The crafting systems appears to be a good addition to the game, despite it not being as robust as something you would find in games like Monster Hunter: World or The Elder Scrolls V: Skyrim. However, it is still enough to keep players out and about in order to scavenge for the right materials, and seeking the correct amounts of ethanol – the game’s greatest and most important resource.
In general, resources are quite simple. Many of the things that need to be crafted (such as vehicles and weapons) require a small amount of differing resources (I counted roughly five unique kinds). Vehicles require springs, sprockets and gears, while weapons require scraps and tape. Some of the crafted items also require a mix of the various resources.

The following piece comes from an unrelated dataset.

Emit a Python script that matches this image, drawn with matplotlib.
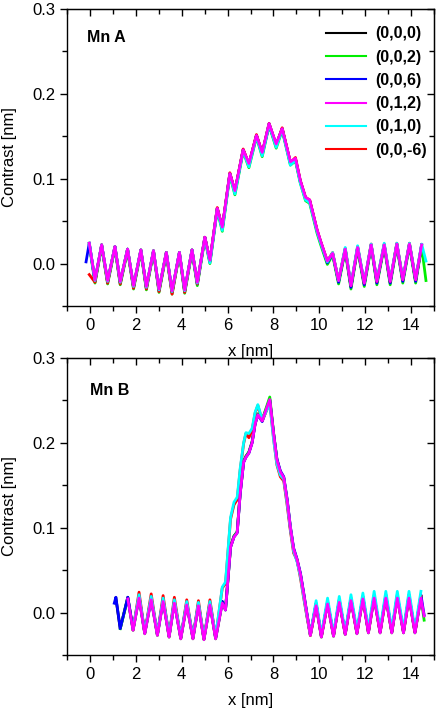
import numpy as np
import matplotlib
matplotlib.use('Agg')
import matplotlib.pyplot as plt
from matplotlib.ticker import MultipleLocator, FormatStrFormatter

plt.rcParams['font.family'] = ['Liberation Sans', 'DejaVu Sans']

nan = np.nan

labels = ['(0,0,0)', '(0,0,2)', '(0,0,6)', '(0,1,2)', '(0,1,0)', '(0,0,-6)']
colors = ['#000000', '#00ee00', '#0000ff', '#ff00ff', '#00ffff', '#ff0000']

# ---- Mn A ----
xa = [-0.17, -0.03, 0.22, 0.51, 0.77, 1.09, 1.32, 1.64, 1.90, 2.22,
      2.46, 2.77, 3.01, 3.33, 3.58, 3.90, 4.13, 4.45, 4.68, 5.01,
      5.23, 5.55, 5.77, 6.10, 6.32, 6.68, 6.93, 7.26, 7.51, 7.81,
      8.12, 8.38, 8.74, 8.96, 9.17, 9.40, 9.58, 9.90, 10.05, 10.35,
      10.58, 10.84, 11.13, 11.38, 11.67, 11.96, 12.26, 12.51, 12.83, 13.09,
      13.38, 13.64, 13.93, 14.20, 14.46, 14.65]

a_000 = [nan, 0.024, -0.020, 0.022, -0.021, 0.020, -0.022, 0.017, -0.027, 0.016,
         -0.028, 0.015, -0.031, 0.013, -0.033, 0.013, -0.032, 0.016, -0.023, 0.031,
         0.003, 0.065, 0.042, 0.106, 0.085, 0.134, 0.117, 0.151, 0.130, 0.165,
         0.140, 0.159, 0.119, 0.123, 0.097, 0.077, 0.074, 0.039, 0.026, 0.002,
         0.012, -0.021, 0.017, -0.027, 0.019, -0.024, 0.022, -0.022, 0.022, -0.022,
         0.023, -0.020, 0.023, -0.020, 0.021, nan]
a_002 = [nan, 0.022, -0.023, 0.020, -0.024, 0.018, -0.025, 0.015, -0.030, 0.014,
         -0.031, 0.013, -0.034, 0.011, -0.036, 0.011, -0.035, 0.014, -0.026, 0.029,
         0.000, 0.063, 0.038, 0.104, 0.081, 0.132, 0.113, 0.149, 0.126, 0.163,
         0.136, 0.157, 0.116, 0.121, 0.095, 0.074, 0.071, 0.036, 0.023, -0.001,
         0.010, -0.024, 0.015, -0.030, 0.017, -0.027, 0.020, -0.025, 0.020, -0.025,
         0.021, -0.023, 0.021, -0.023, 0.020, -0.020]
a_006 = [0.002, 0.024, -0.021, 0.022, -0.022, 0.020, -0.023, 0.017, -0.028, 0.016,
         -0.029, 0.015, -0.032, 0.013, -0.034, 0.013, -0.033, 0.016, -0.024, 0.031,
         0.002, 0.065, 0.041, 0.106, 0.084, 0.134, 0.116, 0.151, 0.129, 0.163,
         0.139, 0.159, 0.118, 0.123, 0.097, 0.077, 0.074, 0.039, 0.026, 0.001,
         0.012, -0.022, 0.017, -0.028, 0.019, -0.025, 0.022, -0.023, 0.022, -0.023,
         0.023, -0.021, 0.023, -0.021, 0.022, nan]
a_012 = [nan, 0.024, -0.019, 0.022, -0.020, 0.020, -0.021, 0.017, -0.026, 0.016,
         -0.027, 0.015, -0.030, 0.013, -0.032, 0.013, -0.031, 0.016, -0.022, 0.031,
         0.004, 0.065, 0.043, 0.106, 0.086, 0.134, 0.118, 0.151, 0.131, 0.165,
         0.141, 0.159, 0.120, 0.124, 0.098, 0.078, 0.075, 0.040, 0.027, 0.003,
         0.012, -0.020, 0.017, -0.026, 0.019, -0.023, 0.022, -0.021, 0.022, -0.021,
         0.023, -0.019, 0.023, -0.019, 0.022, nan]
a_010 = [nan, 0.024, -0.020, 0.022, -0.021, 0.020, -0.022, 0.017, -0.027, 0.016,
         -0.028, 0.015, -0.031, 0.013, -0.033, 0.013, -0.032, 0.016, -0.023, 0.030,
         0.001, 0.064, 0.039, 0.105, 0.082, 0.133, 0.114, 0.150, 0.127, 0.164,
         0.137, 0.158, 0.116, 0.122, 0.095, 0.075, 0.072, 0.038, 0.025, 0.002,
         0.013, -0.020, 0.019, -0.025, 0.021, -0.022, 0.023, -0.020, 0.024, -0.020,
         0.024, -0.018, 0.024, -0.018, 0.023, 0.003]
a_00m6 = [nan, -0.013, -0.022, 0.022, -0.023, 0.020, -0.024, 0.017, -0.029, 0.016,
          -0.030, 0.015, -0.033, 0.013, -0.036, 0.013, -0.034, 0.016, -0.024, 0.031,
          0.003, 0.066, 0.042, 0.107, 0.085, 0.135, 0.117, 0.152, 0.130, 0.165,
          0.139, 0.160, 0.119, 0.125, 0.098, 0.078, 0.075, 0.040, 0.027, 0.003,
          0.013, -0.020, 0.018, -0.026, 0.020, -0.023, 0.023, -0.021, 0.023, -0.021,
          0.024, -0.019, 0.024, -0.019, 0.022, nan]

# ---- Mn B ----
xb = [1.06, 1.13, 1.32, 1.65, 1.88, 2.14, 2.39, 2.67, 2.94, 3.19,
      3.45, 3.68, 3.96, 4.22, 4.49, 4.73, 4.97, 5.23, 5.48, 5.77,
      5.91, 6.13, 6.28, 6.42, 6.55, 6.70, 6.80, 6.93, 7.07, 7.20,
      7.32, 7.51, 7.84, 8.01, 8.15, 8.30, 8.45, 8.60, 8.74, 8.88,
      9.03, 9.18, 9.32, 9.46, 9.61, 9.86, 10.09, 10.36, 10.62, 10.87,
      11.13, 11.38, 11.64, 11.90, 12.14, 12.39, 12.65, 12.90, 13.16, 13.40,
      13.67, 13.91, 14.17, 14.43, 14.57]

b_000 = [nan, 0.017, -0.019, 0.018, -0.020, 0.019, -0.024, 0.017, -0.026, 0.015,
         -0.028, 0.013, -0.030, 0.011, -0.030, 0.010, -0.031, 0.011, -0.030, 0.013,
         0.004, 0.078, 0.090, 0.095, 0.141, 0.178, 0.184, 0.189, 0.201, 0.223,
         0.234, 0.227, 0.251, 0.210, 0.180, 0.165, 0.158, 0.131, 0.099, 0.074,
         0.061, 0.044, 0.021, -0.003, -0.026, 0.010, -0.028, 0.012, -0.027, 0.014,
         -0.025, 0.016, -0.024, 0.018, -0.023, 0.019, -0.023, 0.019, -0.023, 0.019,
         -0.023, 0.019, -0.023, 0.019, nan]
b_002 = [nan, nan, -0.019, 0.017, -0.021, 0.018, -0.025, 0.016, -0.027, 0.014,
         -0.029, 0.012, -0.031, 0.010, -0.031, 0.009, -0.032, 0.010, -0.031, 0.012,
         0.003, 0.077, 0.090, 0.095, 0.141, 0.178, 0.184, 0.189, 0.201, 0.223,
         0.234, 0.227, 0.254, 0.211, 0.181, 0.166, 0.159, 0.132, 0.100, 0.075,
         0.062, 0.045, 0.022, -0.002, -0.027, 0.009, -0.029, 0.011, -0.028, 0.013,
         -0.026, 0.015, -0.025, 0.017, -0.024, 0.018, -0.024, 0.018, -0.024, 0.018,
         -0.024, 0.018, -0.024, 0.018, -0.009]
b_006 = [0.011, 0.018, -0.019, 0.018, -0.020, 0.019, -0.024, 0.017, -0.026, 0.015,
         -0.028, 0.013, -0.030, 0.011, -0.030, 0.010, -0.031, 0.011, -0.030, 0.013,
         0.003, 0.077, 0.089, 0.094, 0.140, 0.177, 0.183, 0.188, 0.200, 0.222,
         0.233, 0.225, 0.250, 0.210, 0.181, 0.167, 0.160, 0.133, 0.101, 0.076,
         0.063, 0.046, 0.023, -0.001, -0.026, 0.011, -0.028, 0.013, -0.027, 0.015,
         -0.025, 0.017, -0.024, 0.019, -0.023, 0.020, -0.023, 0.021, -0.023, 0.021,
         -0.023, 0.021, -0.023, 0.021, -0.003]
b_012 = [nan, nan, nan, 0.016, -0.021, 0.017, -0.025, 0.015, -0.027, 0.013,
         -0.029, 0.011, -0.031, 0.009, -0.031, 0.008, -0.032, 0.009, -0.031, 0.011,
         0.003, 0.077, 0.089, 0.094, 0.140, 0.177, 0.183, 0.188, 0.200, 0.222,
         0.233, 0.226, 0.251, 0.210, 0.180, 0.166, 0.159, 0.132, 0.100, 0.075,
         0.062, 0.045, 0.022, -0.002, -0.027, 0.008, -0.029, 0.010, -0.028, 0.012,
         -0.026, 0.014, -0.025, 0.016, -0.024, 0.017, -0.024, 0.017, -0.024, 0.017,
         -0.024, 0.017, -0.024, 0.017, -0.004]
b_010 = [nan, nan, nan, nan, -0.019, 0.021, -0.023, 0.019, -0.025, 0.017,
         -0.027, 0.015, -0.029, 0.013, -0.029, 0.012, -0.030, 0.013, -0.028, 0.030,
         0.036, 0.112, 0.130, 0.136, 0.170, 0.200, 0.212, 0.211, 0.217, 0.236,
         0.245, 0.227, 0.246, 0.203, 0.175, 0.162, 0.157, 0.128, 0.098, 0.072,
         0.060, 0.042, 0.018, -0.004, -0.026, 0.014, -0.026, 0.017, -0.025, 0.019,
         -0.023, 0.021, -0.021, 0.023, -0.020, 0.025, -0.020, 0.025, -0.020, 0.025,
         -0.020, 0.025, -0.020, 0.025, nan]
b_00m6 = [nan, nan, nan, nan, -0.020, 0.024, -0.024, 0.022, -0.026, 0.020,
          -0.028, 0.018, -0.030, 0.015, -0.030, 0.014, -0.031, 0.015, -0.029, 0.029,
          0.034, 0.110, 0.127, 0.133, 0.168, 0.199, 0.211, 0.206, 0.215, 0.235,
          0.244, 0.226, 0.247, 0.204, 0.174, 0.160, 0.155, 0.126, 0.096, 0.070,
          0.062, 0.040, 0.017, -0.005, -0.027, 0.010, -0.028, 0.012, -0.027, 0.014,
          -0.025, 0.016, -0.024, 0.018, -0.023, 0.019, -0.023, 0.019, -0.023, 0.019,
          -0.023, 0.019, -0.023, 0.019, nan]

series_a = [a_000, a_002, a_006, a_012, a_010, a_00m6]
series_b = [b_000, b_002, b_006, b_012, b_010, b_00m6]
draw_order = [0, 1, 2, 5, 4, 3]


def setup_axes(ax):
    ax.set_xlim(-1, 15)
    ax.set_ylim(-0.05, 0.3)
    ax.set_xticks(range(0, 15, 2))
    ax.set_yticks([0.0, 0.1, 0.2, 0.3])
    ax.xaxis.set_minor_locator(MultipleLocator(1))
    ax.yaxis.set_minor_locator(MultipleLocator(0.05))
    ax.yaxis.set_major_formatter(FormatStrFormatter('%.1f'))
    ax.tick_params(which='both', direction='out', labelsize=12, width=1)
    ax.tick_params(which='major', length=5)
    ax.tick_params(which='minor', length=3.5)
    for sp in ax.spines.values():
        sp.set_linewidth(1)
    # mirrored ticks pointing inwards on top and right
    top = ax.secondary_xaxis('top')
    top.set_xticks(range(0, 15, 2))
    top.xaxis.set_minor_locator(MultipleLocator(1))
    top.tick_params(which='both', direction='in', labeltop=False, width=1)
    top.tick_params(which='major', length=5)
    top.tick_params(which='minor', length=3.5)
    right = ax.secondary_yaxis('right')
    right.set_yticks([0.0, 0.1, 0.2, 0.3])
    right.yaxis.set_minor_locator(MultipleLocator(0.05))
    right.tick_params(which='both', direction='in', labelright=False, width=1)
    right.tick_params(which='major', length=5)
    right.tick_params(which='minor', length=3.5)
    ax.set_xlabel('x [nm]', fontsize=12, labelpad=8)
    ax.set_ylabel('Contrast [nm]', fontsize=12, labelpad=11)


fig = plt.figure(figsize=(4.36, 7.08), dpi=100)
ax1 = fig.add_axes([0.1537, 0.5678, 0.8417, 0.4195])
ax2 = fig.add_axes([0.1537, 0.0749, 0.8417, 0.4195])

handles = [None] * 6
for i in draw_order:
    line, = ax1.plot(xa, series_a[i], color=colors[i], lw=2.0, label=labels[i])
    handles[i] = line
    ax2.plot(xb, series_b[i], color=colors[i], lw=2.0)

setup_axes(ax1)
setup_axes(ax2)

ax1.text(0.055, 0.905, 'Mn A', transform=ax1.transAxes, fontsize=11.5,
         fontweight='bold', va='center')
ax2.text(0.063, 0.892, 'Mn B', transform=ax2.transAxes, fontsize=11.5,
         fontweight='bold', va='center')

leg = ax1.legend(handles=handles, loc='upper left', bbox_to_anchor=(0.705, 0.942),
                 frameon=False, borderpad=0, borderaxespad=0, handlelength=2.5,
                 handletextpad=0.6, labelspacing=0.52,
                 prop={'size': 11.5, 'weight': 'bold'})
for h in leg.legend_handles:
    h.set_linewidth(1.5)

fig.savefig('out.png', dpi=100)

This is wonderful to see in a Far Cry game, and even better that it is not so complex that it ruins the fun. In fact, it complements it quite nicely and was something I enjoyed quite a bit during my time within the Far Cry New Dawn hands-on experience.

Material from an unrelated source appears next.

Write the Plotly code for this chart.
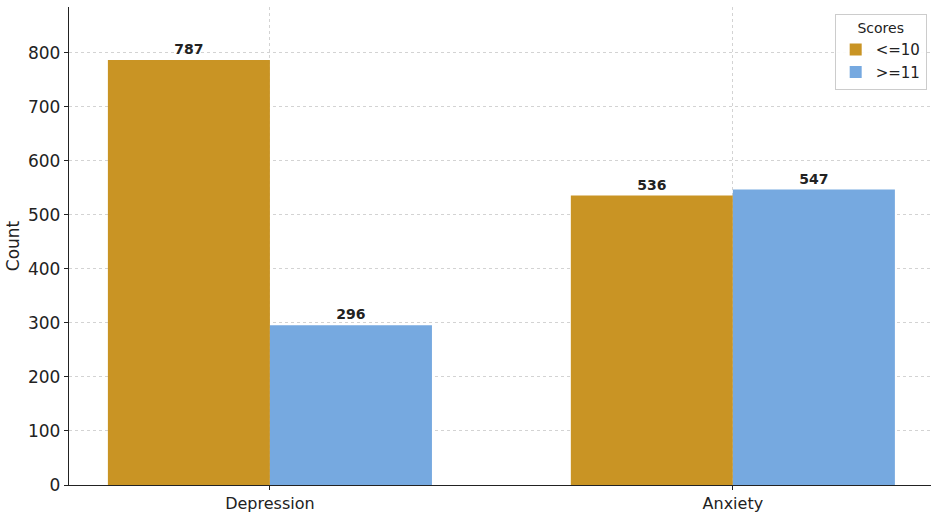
import plotly.graph_objects as go

categories = ["Depression", "Anxiety"]
low_scores = [787, 536]
high_scores = [296, 547]
series_names = ["<=10", ">=11"]
y_ticks = [0, 100, 200, 300, 400, 500, 600, 700, 800]

GOLD = "#C99424"
BLUE = "#76A9E0"
FONT = "DejaVu Sans, Verdana, sans-serif"

fig = go.Figure()
for name, vals, col in [(series_names[0], low_scores, GOLD), (series_names[1], high_scores, BLUE)]:
    fig.add_trace(go.Bar(
        x=categories, y=vals, name=name,
        marker=dict(color=col, line=dict(width=0)),
        text=[str(v) for v in vals], textposition="outside",
        textfont=dict(family=FONT, size=14, color="#222222", weight="bold"),
        cliponaxis=False,
    ))

fig.update_layout(
    width=935, height=514,
    margin=dict(l=69, r=4, t=7, b=29, autoexpand=False),
    paper_bgcolor="white", plot_bgcolor="white",
    barmode="group", bargap=0.3, bargroupgap=0,
    font=dict(family=FONT, size=16, color="#222222"),
    legend=dict(
        title=dict(text="Scores", side="top center", font=dict(size=14, family=FONT)),
        x=0.995, xanchor="right", y=0.985, yanchor="top",
        bordercolor="#CCCCCC", borderwidth=1, bgcolor="rgba(255,255,255,0.9)",
        font=dict(size=15, family=FONT),
        itemsizing="constant",
    ),
    showlegend=True,
)
fig.update_xaxes(
    range=[-0.434, 1.428],
    showline=True, linecolor="#222222", linewidth=1.3,
    ticks="outside", ticklen=4, tickcolor="#222222",
    showgrid=True, gridcolor="#D3D3D3", griddash="3px,3px", gridwidth=1,
    tickfont=dict(size=16),
    automargin=False,
)
fig.update_yaxes(
    range=[0, 885],
    tickvals=y_ticks,
    showline=True, linecolor="#222222", linewidth=1.3,
    ticks="outside", ticklen=4, tickcolor="#222222",
    showgrid=True, gridcolor="#D3D3D3", griddash="3px,3px", gridwidth=1,
    zeroline=False,
    title=dict(text="Count", font=dict(size=17), standoff=4),
    tickfont=dict(size=17),
    automargin=False,
)

fig.write_html(
    "out.html",
    config={"displayModeBar": False},
    post_script="document.body.style.margin='0';document.body.style.padding='0';",
)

Similarly, the character progression system is also nice and simple. I mentioned before that it both looks and acts the same as in Far Cry 5. However, this time around, certain things rely actively on how well you have upgraded your base, how many challenges you have completed, and on what level enemy outposts are. See, pretty much everything in New Dawn is now categorised into either a first, second, or third tier. These tiers directly affect both your damage output and the damage and defence that enemies have. Taking on Highwaymen who have higher levels than you will prove extremely challenging, even with a strong weapon. So it is best to bide your time, gather some resources and level up before taking them head-on. Something I learned early on during my time in the Far Cry New Dawn hands-on session.
On that same note, Far Cry New Dawn also features outposts once more. The difference this time around, however, is that outposts are also tiered in terms of challenge. During my hands-on time, I liberated three Highwaymen outposts. Once that was done, I was given the option to either scrap the entire outpost, salvage it for all it could offer (including its ethanol), and leave it abandoned; or alternatively keep it running and outfitted with my own people in order to use it as a fast travel point. While keeping the outpost under your control benefits you immensely, the reasons to abandon it and take its resources are twofold: one, you get extra resources and ethanol; and two: Highwaymen move back in and upgrade the outpost to a new tier. Once this stronger outpost is liberated, players can get even more resources as rewards.
Ubisoft’s new RPG Lite mechanics are a welcome change to the Far Cry franchise, and I really do like how Hope County is depicted as a vibrant, new flora-filled landscape. The thing is, however, that I still feel like New Dawn is a tiny bit too reliant on Far Cry 5… and it does not even feature Cheese Burger anymore.